There have also been educational programs focused on community and environmentalism, inviting international students to workshops to learn about the island, practice bamboo forest management or aid in plans for a community kitchen. Unlike some other art tourism spots, where cultural pilgrims drop in for a day or two, Inujima welcomes encourages longer stays so that guests can fully immerse themselves in the pace, the lifestyle, the conversations, and these ongoing initiatives that can only be experienced by slowing down. There are a surprising number of additional things to do on this small island, including other art interventions (like the “Seierensho Art Museum” designed by architect Hiroshi Sambuishi, housed in a re-furbished copper refinery), as well as shrines, temples and spaces to absorb and contemplate nature. Surrounded by glittering waters, Inujima is also home to superb seafood, adding another delicious dimension to the various culinary experiments on the island.

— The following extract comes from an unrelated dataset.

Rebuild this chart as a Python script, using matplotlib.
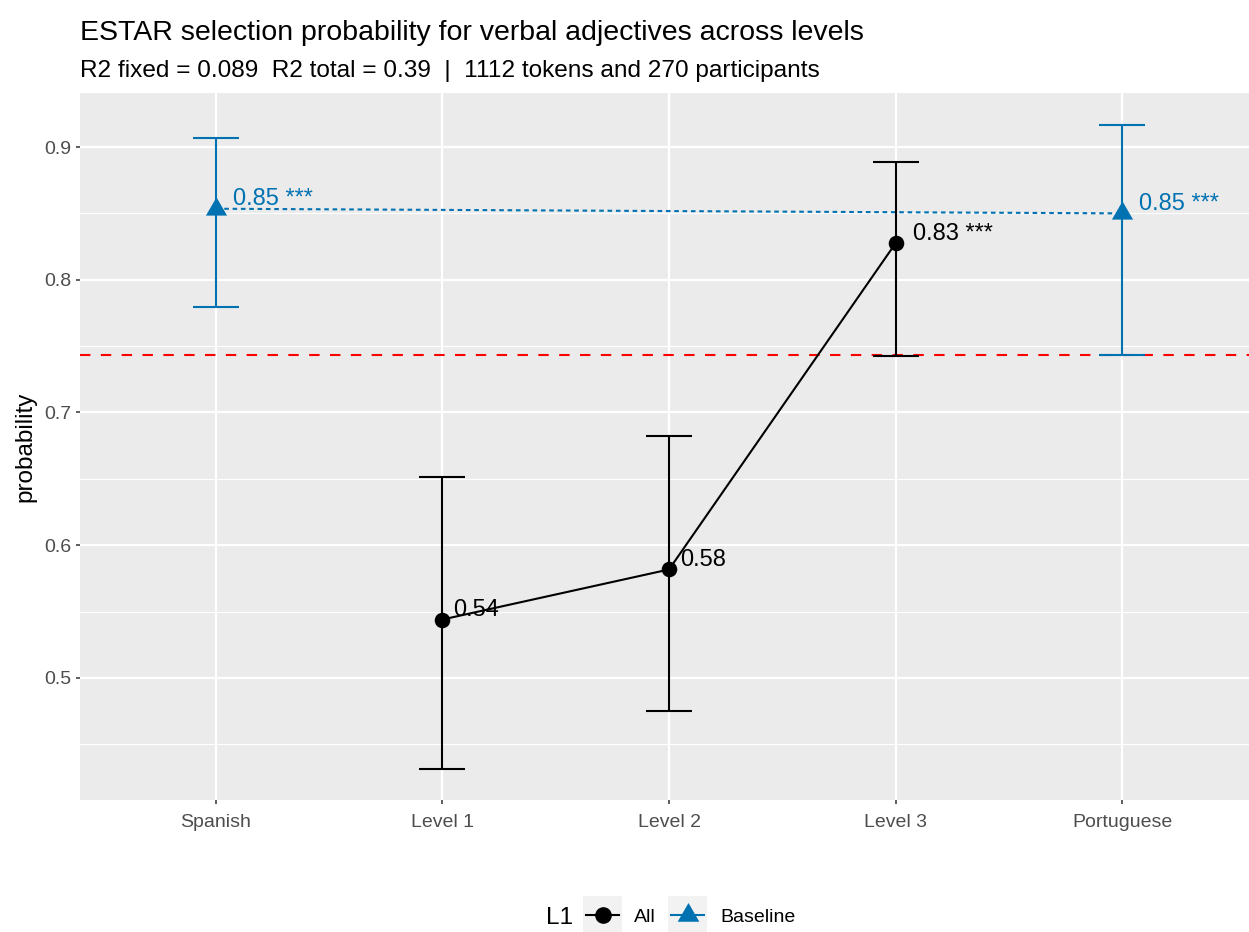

Not only a burgeoning destination for the thoughtful art traveler, Injujima is also a case study in how to revitalize rural spaces through sustainable, adaptive reuse and collaboration with local communities – a lesson that could have far-rippling inspirations. As the curator Hasegawa explains, the term “symbiosis” has a slightly different meaning in the West – where it primarily refers to humans helping each other. But in Japan, the word has a farther-reaching connotation of a web that connects all things, not just plants and animals, but also objects: “everything we interact with, all the things around us exist side by side and support each other.” Inujima embraces this principle as a guiding ethos, a deeply connected interdependence between all living creatures and the landscape of the island itself, along with the animating energy of art, creativity, and learning.